### SUPPLIED INFORMATION
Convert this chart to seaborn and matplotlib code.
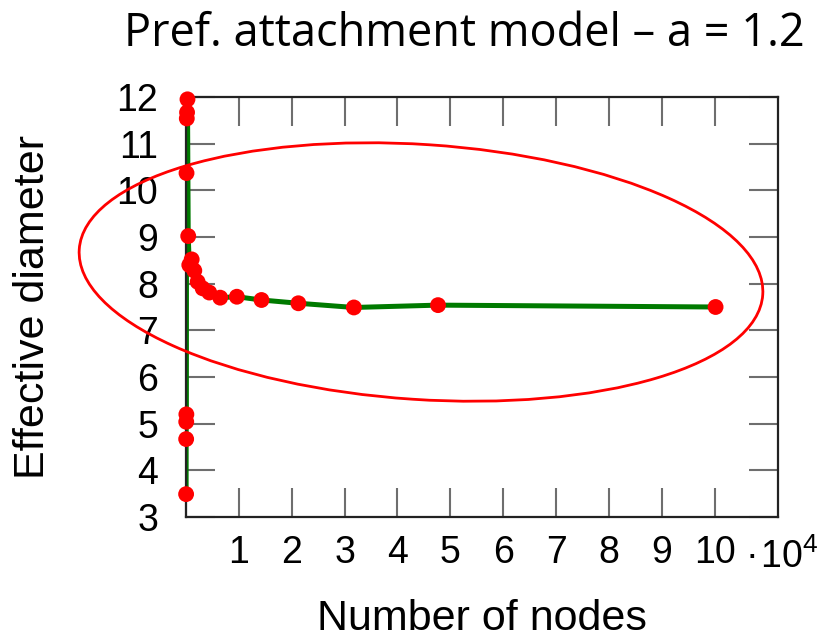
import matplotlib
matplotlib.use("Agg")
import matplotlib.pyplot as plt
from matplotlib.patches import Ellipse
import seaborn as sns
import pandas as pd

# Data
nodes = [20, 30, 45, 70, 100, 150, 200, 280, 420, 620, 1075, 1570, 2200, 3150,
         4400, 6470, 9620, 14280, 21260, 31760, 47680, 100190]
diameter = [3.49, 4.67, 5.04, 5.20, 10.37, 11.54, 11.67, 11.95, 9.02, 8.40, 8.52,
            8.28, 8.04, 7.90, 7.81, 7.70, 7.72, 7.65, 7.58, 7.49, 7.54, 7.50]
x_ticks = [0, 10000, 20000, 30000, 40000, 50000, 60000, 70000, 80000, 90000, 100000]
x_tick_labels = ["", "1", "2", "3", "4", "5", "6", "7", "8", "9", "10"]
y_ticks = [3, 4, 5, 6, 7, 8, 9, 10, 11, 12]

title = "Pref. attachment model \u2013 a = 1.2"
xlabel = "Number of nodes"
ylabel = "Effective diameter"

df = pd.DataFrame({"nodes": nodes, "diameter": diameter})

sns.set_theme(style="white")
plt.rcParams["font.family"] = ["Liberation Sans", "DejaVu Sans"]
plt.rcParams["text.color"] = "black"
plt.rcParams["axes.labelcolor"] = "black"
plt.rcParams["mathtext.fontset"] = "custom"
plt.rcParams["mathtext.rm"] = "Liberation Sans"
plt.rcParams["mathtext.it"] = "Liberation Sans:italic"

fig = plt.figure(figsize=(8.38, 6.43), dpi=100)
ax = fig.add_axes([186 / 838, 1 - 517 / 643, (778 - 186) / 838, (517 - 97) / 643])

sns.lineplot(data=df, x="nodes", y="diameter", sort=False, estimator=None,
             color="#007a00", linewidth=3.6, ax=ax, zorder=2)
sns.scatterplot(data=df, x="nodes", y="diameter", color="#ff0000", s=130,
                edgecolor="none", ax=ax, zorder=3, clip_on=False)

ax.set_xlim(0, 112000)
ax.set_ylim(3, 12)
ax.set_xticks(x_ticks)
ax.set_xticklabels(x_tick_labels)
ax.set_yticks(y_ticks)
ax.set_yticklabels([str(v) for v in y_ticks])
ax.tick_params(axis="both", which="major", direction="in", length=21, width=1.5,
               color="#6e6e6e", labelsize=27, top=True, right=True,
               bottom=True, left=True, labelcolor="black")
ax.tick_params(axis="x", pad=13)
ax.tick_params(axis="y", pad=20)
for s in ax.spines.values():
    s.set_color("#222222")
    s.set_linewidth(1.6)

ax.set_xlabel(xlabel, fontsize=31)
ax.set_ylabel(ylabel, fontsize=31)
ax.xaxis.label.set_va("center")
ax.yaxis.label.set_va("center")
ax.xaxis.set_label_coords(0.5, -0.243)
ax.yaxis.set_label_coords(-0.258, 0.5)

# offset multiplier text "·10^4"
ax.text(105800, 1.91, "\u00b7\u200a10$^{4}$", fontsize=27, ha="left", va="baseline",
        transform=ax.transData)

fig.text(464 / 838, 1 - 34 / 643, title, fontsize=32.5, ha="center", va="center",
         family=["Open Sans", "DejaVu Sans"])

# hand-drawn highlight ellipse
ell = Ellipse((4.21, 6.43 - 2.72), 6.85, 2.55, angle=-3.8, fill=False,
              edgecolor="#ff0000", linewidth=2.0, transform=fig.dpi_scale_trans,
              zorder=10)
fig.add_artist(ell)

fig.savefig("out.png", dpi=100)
######
## SET TASK
Make an exact copy of the whole listing, but don't bring over any pictures.

## WRITTEN SOLUTION
Convert this chart to seaborn and matplotlib code.
import matplotlib
matplotlib.use("Agg")
import matplotlib.pyplot as plt
from matplotlib.patches import Ellipse
import seaborn as sns
import pandas as pd

# Data
nodes = [20, 30, 45, 70, 100, 150, 200, 280, 420, 620, 1075, 1570, 2200, 3150,
         4400, 6470, 9620, 14280, 21260, 31760, 47680, 100190]
diameter = [3.49, 4.67, 5.04, 5.20, 10.37, 11.54, 11.67, 11.95, 9.02, 8.40, 8.52,
            8.28, 8.04, 7.90, 7.81, 7.70, 7.72, 7.65, 7.58, 7.49, 7.54, 7.50]
x_ticks = [0, 10000, 20000, 30000, 40000, 50000, 60000, 70000, 80000, 90000, 100000]
x_tick_labels = ["", "1", "2", "3", "4", "5", "6", "7", "8", "9", "10"]
y_ticks = [3, 4, 5, 6, 7, 8, 9, 10, 11, 12]

title = "Pref. attachment model \u2013 a = 1.2"
xlabel = "Number of nodes"
ylabel = "Effective diameter"

df = pd.DataFrame({"nodes": nodes, "diameter": diameter})

sns.set_theme(style="white")
plt.rcParams["font.family"] = ["Liberation Sans", "DejaVu Sans"]
plt.rcParams["text.color"] = "black"
plt.rcParams["axes.labelcolor"] = "black"
plt.rcParams["mathtext.fontset"] = "custom"
plt.rcParams["mathtext.rm"] = "Liberation Sans"
plt.rcParams["mathtext.it"] = "Liberation Sans:italic"

fig = plt.figure(figsize=(8.38, 6.43), dpi=100)
ax = fig.add_axes([186 / 838, 1 - 517 / 643, (778 - 186) / 838, (517 - 97) / 643])

sns.lineplot(data=df, x="nodes", y="diameter", sort=False, estimator=None,
             color="#007a00", linewidth=3.6, ax=ax, zorder=2)
sns.scatterplot(data=df, x="nodes", y="diameter", color="#ff0000", s=130,
                edgecolor="none", ax=ax, zorder=3, clip_on=False)

ax.set_xlim(0, 112000)
ax.set_ylim(3, 12)
ax.set_xticks(x_ticks)
ax.set_xticklabels(x_tick_labels)
ax.set_yticks(y_ticks)
ax.set_yticklabels([str(v) for v in y_ticks])
ax.tick_params(axis="both", which="major", direction="in", length=21, width=1.5,
               color="#6e6e6e", labelsize=27, top=True, right=True,
               bottom=True, left=True, labelcolor="black")
ax.tick_params(axis="x", pad=13)
ax.tick_params(axis="y", pad=20)
for s in ax.spines.values():
    s.set_color("#222222")
    s.set_linewidth(1.6)

ax.set_xlabel(xlabel, fontsize=31)
ax.set_ylabel(ylabel, fontsize=31)
ax.xaxis.label.set_va("center")
ax.yaxis.label.set_va("center")
ax.xaxis.set_label_coords(0.5, -0.243)
ax.yaxis.set_label_coords(-0.258, 0.5)

# offset multiplier text "·10^4"
ax.text(105800, 1.91, "\u00b7\u200a10$^{4}$", fontsize=27, ha="left", va="baseline",
        transform=ax.transData)

fig.text(464 / 838, 1 - 34 / 643, title, fontsize=32.5, ha="center", va="center",
         family=["Open Sans", "DejaVu Sans"])

# hand-drawn highlight ellipse
ell = Ellipse((4.21, 6.43 - 2.72), 6.85, 2.55, angle=-3.8, fill=False,
              edgecolor="#ff0000", linewidth=2.0, transform=fig.dpi_scale_trans,
              zorder=10)
fig.add_artist(ell)

fig.savefig("out.png", dpi=100)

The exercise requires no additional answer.